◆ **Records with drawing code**
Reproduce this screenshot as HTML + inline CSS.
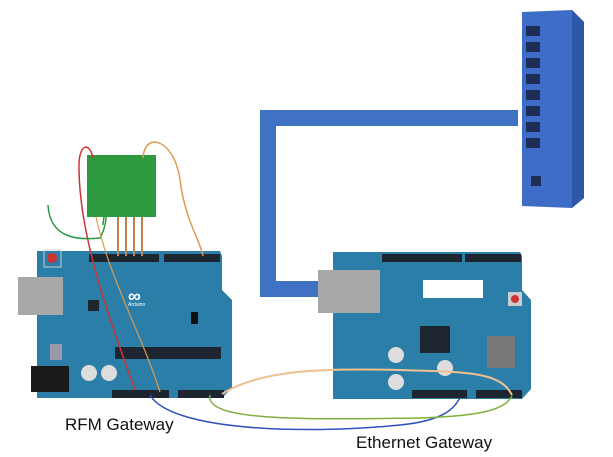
<!DOCTYPE html><html><head><style>body{margin:0;background:#fff}svg{display:block}text{font-family:"Liberation Sans",sans-serif}</style></head><body>
<svg width="613" height="457" viewBox="0 0 613 457">
<!-- cable -->
<path d="M518 118 H268 V289 H322" fill="none" stroke="#3f72c2" stroke-width="16"/>
<!-- switch -->
<polygon points="522,12 572,10 584,22 584,198 572,208 522,206" fill="#3d6dc6"/>
<polygon points="572,10 584,22 584,198 572,208" fill="#2d58a8"/>
<g fill="#1e2d55">
<rect x="526" y="26" width="14" height="10"/><rect x="526" y="42" width="14" height="10"/><rect x="526" y="58" width="14" height="10"/><rect x="526" y="74" width="14" height="10"/><rect x="526" y="90" width="14" height="10"/><rect x="526" y="106" width="14" height="10"/><rect x="526" y="122" width="14" height="10"/><rect x="526" y="138" width="14" height="10"/>
<rect x="531" y="176" width="10" height="10"/></g>
<!-- left board -->
<path d="M37 251 H220 L222 256 V290 L232 300 V388 L222 398 H37 Z" fill="#2a7ea8"/>
<rect x="18" y="277" width="45" height="38" fill="#a8a8a8"/>
<rect x="31" y="366" width="38" height="26" fill="#1a1a1a"/>
<rect x="115" y="347" width="106" height="12" fill="#1c2530"/>
<rect x="89" y="254" width="70" height="8" fill="#1c2530"/><rect x="164" y="254" width="56" height="8" fill="#1c2530"/>
<rect x="112" y="390" width="57" height="8" fill="#1c2530"/><rect x="178" y="390" width="46" height="8" fill="#1c2530"/>
<circle cx="52" cy="258" r="5" fill="#c33"/><rect x="44" y="250" width="17" height="17" fill="none" stroke="#ccc"/>
<circle cx="89" cy="373" r="8" fill="#ddd"/><circle cx="109" cy="373" r="8" fill="#ddd"/>
<rect x="88" y="300" width="11" height="11" fill="#1c2530"/>
<text x="128" y="302" fill="#fff" font-size="18" font-weight="bold">∞</text>
<text x="128" y="306" fill="#fff" font-size="5">Arduino</text>
<rect x="191" y="312" width="7" height="12" fill="#111"/>
<rect x="50" y="344" width="12" height="16" fill="#99a"/>
<!-- right board -->
<path d="M333 252 H520 L522 256 V290 L531 300 V389 L522 399 H333 Z" fill="#2a7ea8"/>
<rect x="318" y="270" width="62" height="43" fill="#a8a8a8"/>
<rect x="420" y="326" width="30" height="27" fill="#1c2530"/>
<rect x="423" y="280" width="60" height="18" fill="#fff"/>
<rect x="487" y="336" width="28" height="32" fill="#777"/>
<rect x="508" y="292" width="14" height="14" fill="#ccc"/><circle cx="515" cy="299" r="4" fill="#c33"/>
<rect x="382" y="254" width="80" height="8" fill="#1c2530"/><rect x="465" y="254" width="56" height="8" fill="#1c2530"/>
<rect x="412" y="390" width="55" height="8" fill="#1c2530"/><rect x="476" y="390" width="46" height="8" fill="#1c2530"/>
<circle cx="396" cy="355" r="8" fill="#ddd"/><circle cx="396" cy="382" r="8" fill="#ddd"/><circle cx="445" cy="368" r="8" fill="#ddd"/>
<!-- RFM module -->
<rect x="87" y="155" width="69" height="62" fill="#2e9a40"/>
<g stroke="#c8804a" stroke-width="2"><line x1="118" y1="217" x2="118" y2="256"/><line x1="126" y1="217" x2="126" y2="256"/><line x1="134" y1="217" x2="134" y2="256"/><line x1="142" y1="217" x2="142" y2="256"/></g>
<!-- wires -->
<path d="M93 158 C90 142 78 142 79 170 C80 240 110 320 135 390" fill="none" stroke="#c33" stroke-width="1.5"/>
<path d="M48 205 C50 240 80 240 100 238 C110 220 105 200 103 225" fill="none" stroke="#2a9a40" stroke-width="1.5"/>
<path d="M143 158 C145 130 175 140 180 180 C185 220 200 240 203 256" fill="none" stroke="#e09a50" stroke-width="1.5"/>
<path d="M96 217 C110 280 140 330 160 392" fill="none" stroke="#e09a50" stroke-width="1.2"/>
<path d="M150 395 C170 430 300 435 400 425 C450 420 455 405 460 398" fill="none" stroke="#3050c0" stroke-width="1.5"/>
<path d="M210 395 C205 420 290 420 420 418 C480 416 505 410 512 396" fill="none" stroke="#80b040" stroke-width="1.5"/>
<path d="M222 394 C260 370 320 368 400 370 C470 372 500 372 512 395" fill="none" stroke="#f0c090" stroke-width="2"/>
<text x="65" y="430" font-size="17" fill="#111">RFM Gateway</text>
<text x="356" y="448" font-size="17" fill="#111">Ethernet Gateway</text>
</svg></body></html>
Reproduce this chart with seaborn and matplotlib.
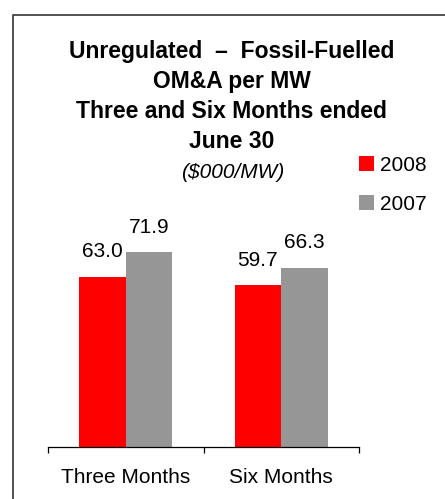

◆ **What you have to do**
Word for word, quote the full listing, omitting every picture.

◆ **Final result**
Reproduce this screenshot as HTML + inline CSS.
<!DOCTYPE html><html><head><style>body{margin:0;background:#fff}svg{display:block}text{font-family:"Liberation Sans",sans-serif}</style></head><body>
<svg width="613" height="457" viewBox="0 0 613 457">
<!-- cable -->
<path d="M518 118 H268 V289 H322" fill="none" stroke="#3f72c2" stroke-width="16"/>
<!-- switch -->
<polygon points="522,12 572,10 584,22 584,198 572,208 522,206" fill="#3d6dc6"/>
<polygon points="572,10 584,22 584,198 572,208" fill="#2d58a8"/>
<g fill="#1e2d55">
<rect x="526" y="26" width="14" height="10"/><rect x="526" y="42" width="14" height="10"/><rect x="526" y="58" width="14" height="10"/><rect x="526" y="74" width="14" height="10"/><rect x="526" y="90" width="14" height="10"/><rect x="526" y="106" width="14" height="10"/><rect x="526" y="122" width="14" height="10"/><rect x="526" y="138" width="14" height="10"/>
<rect x="531" y="176" width="10" height="10"/></g>
<!-- left board -->
<path d="M37 251 H220 L222 256 V290 L232 300 V388 L222 398 H37 Z" fill="#2a7ea8"/>
<rect x="18" y="277" width="45" height="38" fill="#a8a8a8"/>
<rect x="31" y="366" width="38" height="26" fill="#1a1a1a"/>
<rect x="115" y="347" width="106" height="12" fill="#1c2530"/>
<rect x="89" y="254" width="70" height="8" fill="#1c2530"/><rect x="164" y="254" width="56" height="8" fill="#1c2530"/>
<rect x="112" y="390" width="57" height="8" fill="#1c2530"/><rect x="178" y="390" width="46" height="8" fill="#1c2530"/>
<circle cx="52" cy="258" r="5" fill="#c33"/><rect x="44" y="250" width="17" height="17" fill="none" stroke="#ccc"/>
<circle cx="89" cy="373" r="8" fill="#ddd"/><circle cx="109" cy="373" r="8" fill="#ddd"/>
<rect x="88" y="300" width="11" height="11" fill="#1c2530"/>
<text x="128" y="302" fill="#fff" font-size="18" font-weight="bold">∞</text>
<text x="128" y="306" fill="#fff" font-size="5">Arduino</text>
<rect x="191" y="312" width="7" height="12" fill="#111"/>
<rect x="50" y="344" width="12" height="16" fill="#99a"/>
<!-- right board -->
<path d="M333 252 H520 L522 256 V290 L531 300 V389 L522 399 H333 Z" fill="#2a7ea8"/>
<rect x="318" y="270" width="62" height="43" fill="#a8a8a8"/>
<rect x="420" y="326" width="30" height="27" fill="#1c2530"/>
<rect x="423" y="280" width="60" height="18" fill="#fff"/>
<rect x="487" y="336" width="28" height="32" fill="#777"/>
<rect x="508" y="292" width="14" height="14" fill="#ccc"/><circle cx="515" cy="299" r="4" fill="#c33"/>
<rect x="382" y="254" width="80" height="8" fill="#1c2530"/><rect x="465" y="254" width="56" height="8" fill="#1c2530"/>
<rect x="412" y="390" width="55" height="8" fill="#1c2530"/><rect x="476" y="390" width="46" height="8" fill="#1c2530"/>
<circle cx="396" cy="355" r="8" fill="#ddd"/><circle cx="396" cy="382" r="8" fill="#ddd"/><circle cx="445" cy="368" r="8" fill="#ddd"/>
<!-- RFM module -->
<rect x="87" y="155" width="69" height="62" fill="#2e9a40"/>
<g stroke="#c8804a" stroke-width="2"><line x1="118" y1="217" x2="118" y2="256"/><line x1="126" y1="217" x2="126" y2="256"/><line x1="134" y1="217" x2="134" y2="256"/><line x1="142" y1="217" x2="142" y2="256"/></g>
<!-- wires -->
<path d="M93 158 C90 142 78 142 79 170 C80 240 110 320 135 390" fill="none" stroke="#c33" stroke-width="1.5"/>
<path d="M48 205 C50 240 80 240 100 238 C110 220 105 200 103 225" fill="none" stroke="#2a9a40" stroke-width="1.5"/>
<path d="M143 158 C145 130 175 140 180 180 C185 220 200 240 203 256" fill="none" stroke="#e09a50" stroke-width="1.5"/>
<path d="M96 217 C110 280 140 330 160 392" fill="none" stroke="#e09a50" stroke-width="1.2"/>
<path d="M150 395 C170 430 300 435 400 425 C450 420 455 405 460 398" fill="none" stroke="#3050c0" stroke-width="1.5"/>
<path d="M210 395 C205 420 290 420 420 418 C480 416 505 410 512 396" fill="none" stroke="#80b040" stroke-width="1.5"/>
<path d="M222 394 C260 370 320 368 400 370 C470 372 500 372 512 395" fill="none" stroke="#f0c090" stroke-width="2"/>
<text x="65" y="430" font-size="17" fill="#111">RFM Gateway</text>
<text x="356" y="448" font-size="17" fill="#111">Ethernet Gateway</text>
</svg></body></html>
Reproduce this chart with seaborn and matplotlib.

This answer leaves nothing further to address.